--- Start ---

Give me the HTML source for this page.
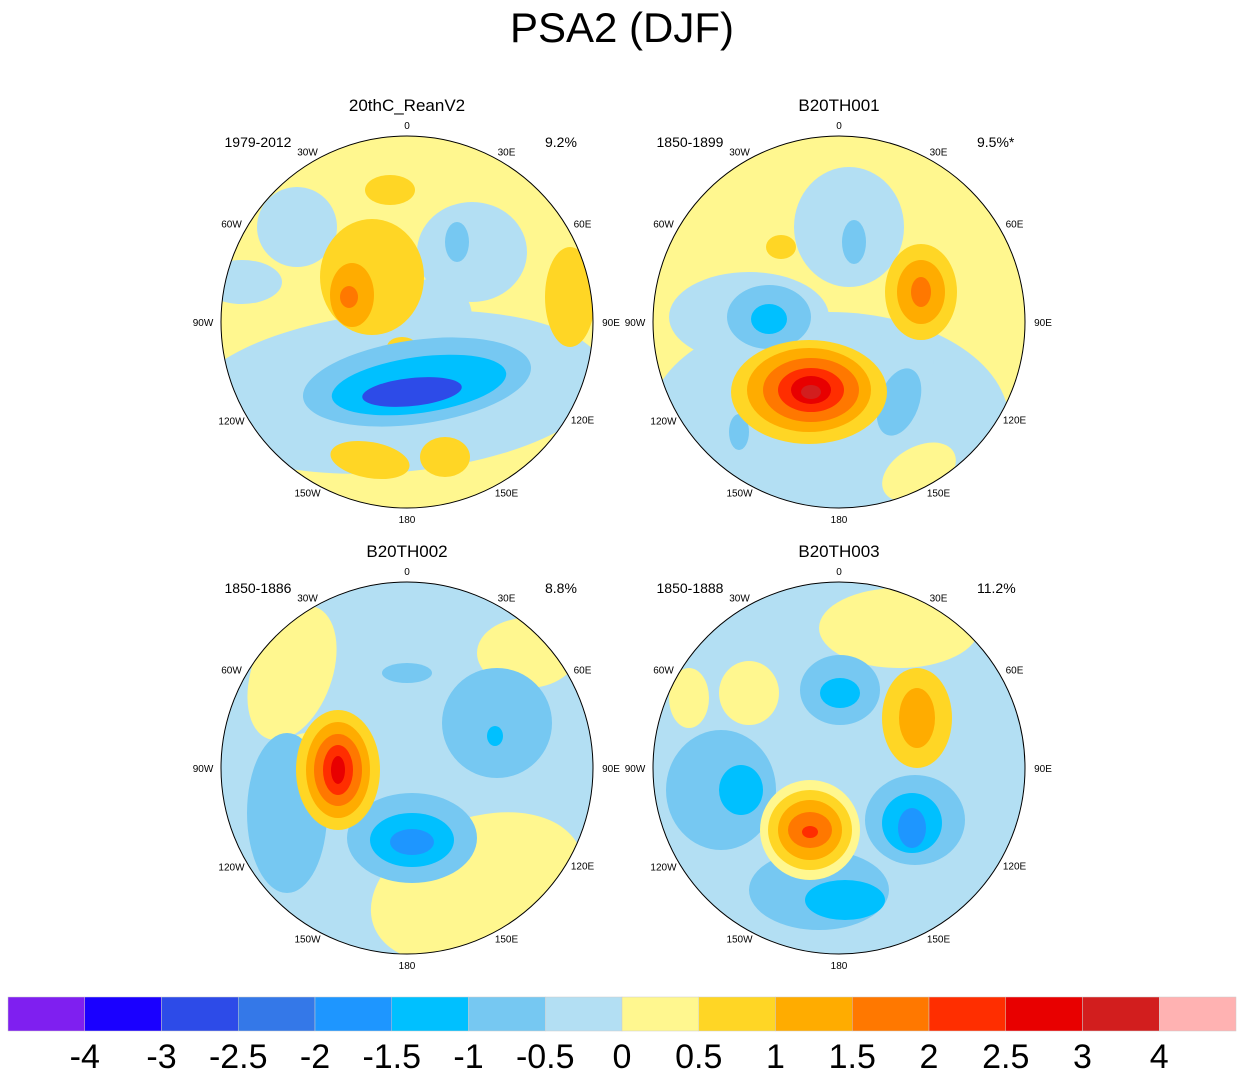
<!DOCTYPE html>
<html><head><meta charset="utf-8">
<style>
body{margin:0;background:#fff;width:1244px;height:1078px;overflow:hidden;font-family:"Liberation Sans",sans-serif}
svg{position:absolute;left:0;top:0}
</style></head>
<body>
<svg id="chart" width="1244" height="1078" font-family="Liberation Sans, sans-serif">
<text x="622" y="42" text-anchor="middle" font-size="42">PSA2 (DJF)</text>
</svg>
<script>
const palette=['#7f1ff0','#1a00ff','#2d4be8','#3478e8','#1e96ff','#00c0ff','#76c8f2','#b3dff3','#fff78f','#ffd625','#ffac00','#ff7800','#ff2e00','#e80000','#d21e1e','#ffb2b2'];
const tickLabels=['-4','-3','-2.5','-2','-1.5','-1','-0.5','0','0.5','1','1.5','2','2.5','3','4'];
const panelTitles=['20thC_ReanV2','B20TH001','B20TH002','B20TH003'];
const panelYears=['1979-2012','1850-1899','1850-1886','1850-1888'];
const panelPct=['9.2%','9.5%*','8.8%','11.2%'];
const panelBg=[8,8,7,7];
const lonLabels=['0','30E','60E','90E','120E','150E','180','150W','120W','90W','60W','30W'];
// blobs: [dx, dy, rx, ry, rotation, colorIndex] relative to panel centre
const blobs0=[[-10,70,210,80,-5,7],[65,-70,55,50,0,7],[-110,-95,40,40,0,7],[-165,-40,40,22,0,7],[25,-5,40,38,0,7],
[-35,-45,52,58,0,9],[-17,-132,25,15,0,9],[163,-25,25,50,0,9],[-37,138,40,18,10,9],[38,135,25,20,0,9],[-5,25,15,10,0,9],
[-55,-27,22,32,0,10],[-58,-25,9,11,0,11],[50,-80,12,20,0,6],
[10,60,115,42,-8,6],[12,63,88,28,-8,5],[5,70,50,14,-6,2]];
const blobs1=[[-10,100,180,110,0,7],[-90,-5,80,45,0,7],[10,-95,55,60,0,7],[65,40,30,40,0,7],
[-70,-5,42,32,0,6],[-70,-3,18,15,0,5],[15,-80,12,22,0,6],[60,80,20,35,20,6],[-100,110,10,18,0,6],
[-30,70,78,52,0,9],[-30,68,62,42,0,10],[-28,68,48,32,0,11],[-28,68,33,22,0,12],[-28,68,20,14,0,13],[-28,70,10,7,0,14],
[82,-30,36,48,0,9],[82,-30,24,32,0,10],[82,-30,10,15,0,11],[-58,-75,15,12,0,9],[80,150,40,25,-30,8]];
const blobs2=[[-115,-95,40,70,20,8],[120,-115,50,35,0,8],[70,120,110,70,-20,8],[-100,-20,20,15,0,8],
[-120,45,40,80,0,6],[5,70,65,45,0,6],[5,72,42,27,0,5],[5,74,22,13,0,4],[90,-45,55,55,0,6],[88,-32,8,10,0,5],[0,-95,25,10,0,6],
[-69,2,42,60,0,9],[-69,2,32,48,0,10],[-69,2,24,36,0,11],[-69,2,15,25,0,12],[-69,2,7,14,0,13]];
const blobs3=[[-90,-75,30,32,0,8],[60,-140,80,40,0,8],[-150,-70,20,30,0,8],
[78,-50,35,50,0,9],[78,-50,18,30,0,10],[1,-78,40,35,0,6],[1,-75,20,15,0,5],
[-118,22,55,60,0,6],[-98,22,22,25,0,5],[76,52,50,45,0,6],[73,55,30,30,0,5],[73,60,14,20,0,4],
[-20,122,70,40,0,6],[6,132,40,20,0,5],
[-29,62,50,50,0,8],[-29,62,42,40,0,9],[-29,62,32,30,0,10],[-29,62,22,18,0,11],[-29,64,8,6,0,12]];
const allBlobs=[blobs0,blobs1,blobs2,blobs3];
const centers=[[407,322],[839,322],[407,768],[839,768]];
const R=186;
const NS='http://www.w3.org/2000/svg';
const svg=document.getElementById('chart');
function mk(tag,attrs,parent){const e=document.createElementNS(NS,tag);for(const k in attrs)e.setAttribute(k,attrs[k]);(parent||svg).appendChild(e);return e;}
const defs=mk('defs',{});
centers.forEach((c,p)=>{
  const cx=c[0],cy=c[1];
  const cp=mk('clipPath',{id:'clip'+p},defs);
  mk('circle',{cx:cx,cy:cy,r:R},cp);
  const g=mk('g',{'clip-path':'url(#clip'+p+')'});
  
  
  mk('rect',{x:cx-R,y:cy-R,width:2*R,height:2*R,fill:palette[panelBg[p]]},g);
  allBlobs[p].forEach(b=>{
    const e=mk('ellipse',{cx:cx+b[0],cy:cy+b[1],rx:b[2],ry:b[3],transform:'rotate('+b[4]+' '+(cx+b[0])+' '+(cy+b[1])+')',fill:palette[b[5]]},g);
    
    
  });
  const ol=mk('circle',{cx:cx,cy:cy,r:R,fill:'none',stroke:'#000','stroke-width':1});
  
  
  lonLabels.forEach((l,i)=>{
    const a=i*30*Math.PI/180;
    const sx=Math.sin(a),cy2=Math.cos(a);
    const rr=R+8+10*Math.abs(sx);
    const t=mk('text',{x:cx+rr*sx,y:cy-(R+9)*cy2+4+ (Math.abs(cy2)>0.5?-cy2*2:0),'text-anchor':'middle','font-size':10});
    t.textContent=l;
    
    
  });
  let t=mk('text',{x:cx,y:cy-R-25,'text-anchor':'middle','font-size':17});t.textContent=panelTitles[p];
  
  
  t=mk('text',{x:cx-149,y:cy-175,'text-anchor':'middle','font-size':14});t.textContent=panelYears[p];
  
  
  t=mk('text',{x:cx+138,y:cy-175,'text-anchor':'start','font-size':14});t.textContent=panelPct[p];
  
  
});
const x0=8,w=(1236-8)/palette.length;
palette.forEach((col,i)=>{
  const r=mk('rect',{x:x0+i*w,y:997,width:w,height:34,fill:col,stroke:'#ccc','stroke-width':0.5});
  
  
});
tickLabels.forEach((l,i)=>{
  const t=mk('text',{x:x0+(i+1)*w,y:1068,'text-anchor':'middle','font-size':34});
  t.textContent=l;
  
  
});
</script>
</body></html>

--- End ---

# JOB
Except for the pictures, copy the material above exactly.

# TASK ANSWER
Give me the HTML source for this page.
<!DOCTYPE html>
<html><head><meta charset="utf-8">
<style>
body{margin:0;background:#fff;width:1244px;height:1078px;overflow:hidden;font-family:"Liberation Sans",sans-serif}
svg{position:absolute;left:0;top:0}
</style></head>
<body>
<svg id="chart" width="1244" height="1078" font-family="Liberation Sans, sans-serif">
<text x="622" y="42" text-anchor="middle" font-size="42">PSA2 (DJF)</text>
</svg>
<script>
const palette=['#7f1ff0','#1a00ff','#2d4be8','#3478e8','#1e96ff','#00c0ff','#76c8f2','#b3dff3','#fff78f','#ffd625','#ffac00','#ff7800','#ff2e00','#e80000','#d21e1e','#ffb2b2'];
const tickLabels=['-4','-3','-2.5','-2','-1.5','-1','-0.5','0','0.5','1','1.5','2','2.5','3','4'];
const panelTitles=['20thC_ReanV2','B20TH001','B20TH002','B20TH003'];
const panelYears=['1979-2012','1850-1899','1850-1886','1850-1888'];
const panelPct=['9.2%','9.5%*','8.8%','11.2%'];
const panelBg=[8,8,7,7];
const lonLabels=['0','30E','60E','90E','120E','150E','180','150W','120W','90W','60W','30W'];
// blobs: [dx, dy, rx, ry, rotation, colorIndex] relative to panel centre
const blobs0=[[-10,70,210,80,-5,7],[65,-70,55,50,0,7],[-110,-95,40,40,0,7],[-165,-40,40,22,0,7],[25,-5,40,38,0,7],
[-35,-45,52,58,0,9],[-17,-132,25,15,0,9],[163,-25,25,50,0,9],[-37,138,40,18,10,9],[38,135,25,20,0,9],[-5,25,15,10,0,9],
[-55,-27,22,32,0,10],[-58,-25,9,11,0,11],[50,-80,12,20,0,6],
[10,60,115,42,-8,6],[12,63,88,28,-8,5],[5,70,50,14,-6,2]];
const blobs1=[[-10,100,180,110,0,7],[-90,-5,80,45,0,7],[10,-95,55,60,0,7],[65,40,30,40,0,7],
[-70,-5,42,32,0,6],[-70,-3,18,15,0,5],[15,-80,12,22,0,6],[60,80,20,35,20,6],[-100,110,10,18,0,6],
[-30,70,78,52,0,9],[-30,68,62,42,0,10],[-28,68,48,32,0,11],[-28,68,33,22,0,12],[-28,68,20,14,0,13],[-28,70,10,7,0,14],
[82,-30,36,48,0,9],[82,-30,24,32,0,10],[82,-30,10,15,0,11],[-58,-75,15,12,0,9],[80,150,40,25,-30,8]];
const blobs2=[[-115,-95,40,70,20,8],[120,-115,50,35,0,8],[70,120,110,70,-20,8],[-100,-20,20,15,0,8],
[-120,45,40,80,0,6],[5,70,65,45,0,6],[5,72,42,27,0,5],[5,74,22,13,0,4],[90,-45,55,55,0,6],[88,-32,8,10,0,5],[0,-95,25,10,0,6],
[-69,2,42,60,0,9],[-69,2,32,48,0,10],[-69,2,24,36,0,11],[-69,2,15,25,0,12],[-69,2,7,14,0,13]];
const blobs3=[[-90,-75,30,32,0,8],[60,-140,80,40,0,8],[-150,-70,20,30,0,8],
[78,-50,35,50,0,9],[78,-50,18,30,0,10],[1,-78,40,35,0,6],[1,-75,20,15,0,5],
[-118,22,55,60,0,6],[-98,22,22,25,0,5],[76,52,50,45,0,6],[73,55,30,30,0,5],[73,60,14,20,0,4],
[-20,122,70,40,0,6],[6,132,40,20,0,5],
[-29,62,50,50,0,8],[-29,62,42,40,0,9],[-29,62,32,30,0,10],[-29,62,22,18,0,11],[-29,64,8,6,0,12]];
const allBlobs=[blobs0,blobs1,blobs2,blobs3];
const centers=[[407,322],[839,322],[407,768],[839,768]];
const R=186;
const NS='http://www.w3.org/2000/svg';
const svg=document.getElementById('chart');
function mk(tag,attrs,parent){const e=document.createElementNS(NS,tag);for(const k in attrs)e.setAttribute(k,attrs[k]);(parent||svg).appendChild(e);return e;}
const defs=mk('defs',{});
centers.forEach((c,p)=>{
  const cx=c[0],cy=c[1];
  const cp=mk('clipPath',{id:'clip'+p},defs);
  mk('circle',{cx:cx,cy:cy,r:R},cp);
  const g=mk('g',{'clip-path':'url(#clip'+p+')'});
  
  
  mk('rect',{x:cx-R,y:cy-R,width:2*R,height:2*R,fill:palette[panelBg[p]]},g);
  allBlobs[p].forEach(b=>{
    const e=mk('ellipse',{cx:cx+b[0],cy:cy+b[1],rx:b[2],ry:b[3],transform:'rotate('+b[4]+' '+(cx+b[0])+' '+(cy+b[1])+')',fill:palette[b[5]]},g);
    
    
  });
  const ol=mk('circle',{cx:cx,cy:cy,r:R,fill:'none',stroke:'#000','stroke-width':1});
  
  
  lonLabels.forEach((l,i)=>{
    const a=i*30*Math.PI/180;
    const sx=Math.sin(a),cy2=Math.cos(a);
    const rr=R+8+10*Math.abs(sx);
    const t=mk('text',{x:cx+rr*sx,y:cy-(R+9)*cy2+4+ (Math.abs(cy2)>0.5?-cy2*2:0),'text-anchor':'middle','font-size':10});
    t.textContent=l;
    
    
  });
  let t=mk('text',{x:cx,y:cy-R-25,'text-anchor':'middle','font-size':17});t.textContent=panelTitles[p];
  
  
  t=mk('text',{x:cx-149,y:cy-175,'text-anchor':'middle','font-size':14});t.textContent=panelYears[p];
  
  
  t=mk('text',{x:cx+138,y:cy-175,'text-anchor':'start','font-size':14});t.textContent=panelPct[p];
  
  
});
const x0=8,w=(1236-8)/palette.length;
palette.forEach((col,i)=>{
  const r=mk('rect',{x:x0+i*w,y:997,width:w,height:34,fill:col,stroke:'#ccc','stroke-width':0.5});
  
  
});
tickLabels.forEach((l,i)=>{
  const t=mk('text',{x:x0+(i+1)*w,y:1068,'text-anchor':'middle','font-size':34});
  t.textContent=l;
  
  
});
</script>
</body></html>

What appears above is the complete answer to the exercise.